Horses won't be the only surprise on Melbourne Cup day. Ian Verrender reports.

BANKS have warned that funding costs are likely to remain elevated well into next year, raising the prospect that any future interest rate rises could outpace moves by the Reserve Bank.

The major banks and regional lenders yesterday raised rates for their variable mortgages by 25 basis points, matching the central bank's quarter percentage-point rate rise, which came into effect on Wednesday.

Given significant government support for the sector over the past year in the form of deposit and funding guarantees, banks have been careful to keep politicians onside by keeping rate rises on mortgages in check.

But rates in less politically sensitive areas such as business loans and credit cards have been rising as banks have sought to protect profit margins.
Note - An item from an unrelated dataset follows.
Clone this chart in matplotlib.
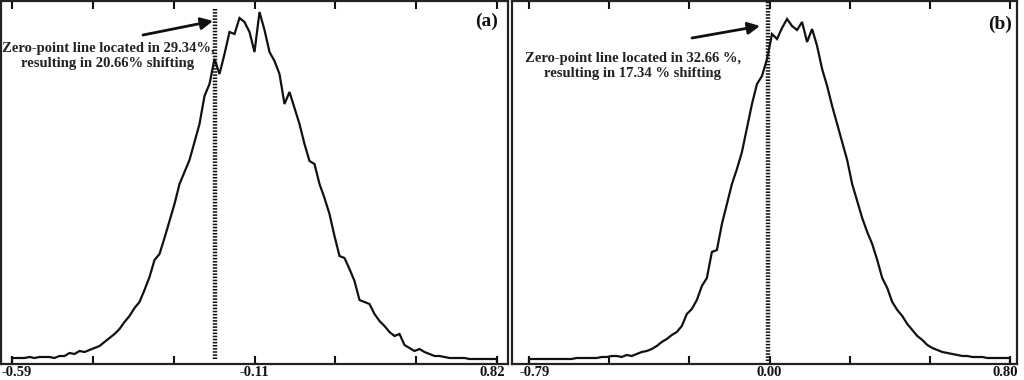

Banks argue they still face substantial funding headaches, particularly in offshore markets still being ravaged by the global financial crisis.

''We expect overall costs to increase into 2010, driven mainly by the rising average cost of term wholesale and retail deposit costs,'' a spokeswoman for NAB said yesterday.

Banks normally generate half their funding from deposits, with the balance split evenly between mostly offshore short-term and long-term funding.

While short-term funding costs have eased from their highs in the weeks after the collapse of Lehman Brothers, long-term wholesale funding costs remain stubbornly high.

Indeed, average costs have increased in the past six months as governments and banks around the world compete in offshore markets for limited long-term funds.

Australian banks are now paying a premium of about 1 percentage point over the benchmark bond rate for term funding. Before the crisis, the premium was just 0.2 percentage points higher.

''Wholesale funding costs remain high and continue to increase as previous long-term funding matures and is replaced with new funding at a significantly higher cost," said Commonwealth Bank's head of retail banking, Ross McEwan.

High wholesale funding costs have also forced banks to rely more on domestic deposits. This has pushed up the cost of customer deposits for banks by between 1 and 1.2 percentage points over the past year.

The latest rate rise is likely to spark a further price war on deposits, with some banks including ANZ yesterday raising rates on high-interest deposit accounts by 50 basis points.

In raising rates from near 50-year lows, the central bank cited a better than expected recovery of the Australian economy, a view underscored yesterday by the surprise fall in last month's official jobless rate to 5.7 per cent. The central bank is eyeing a more ''normal'' setting for monetary policy, hoping to minimise the risk of any inflationary pressure.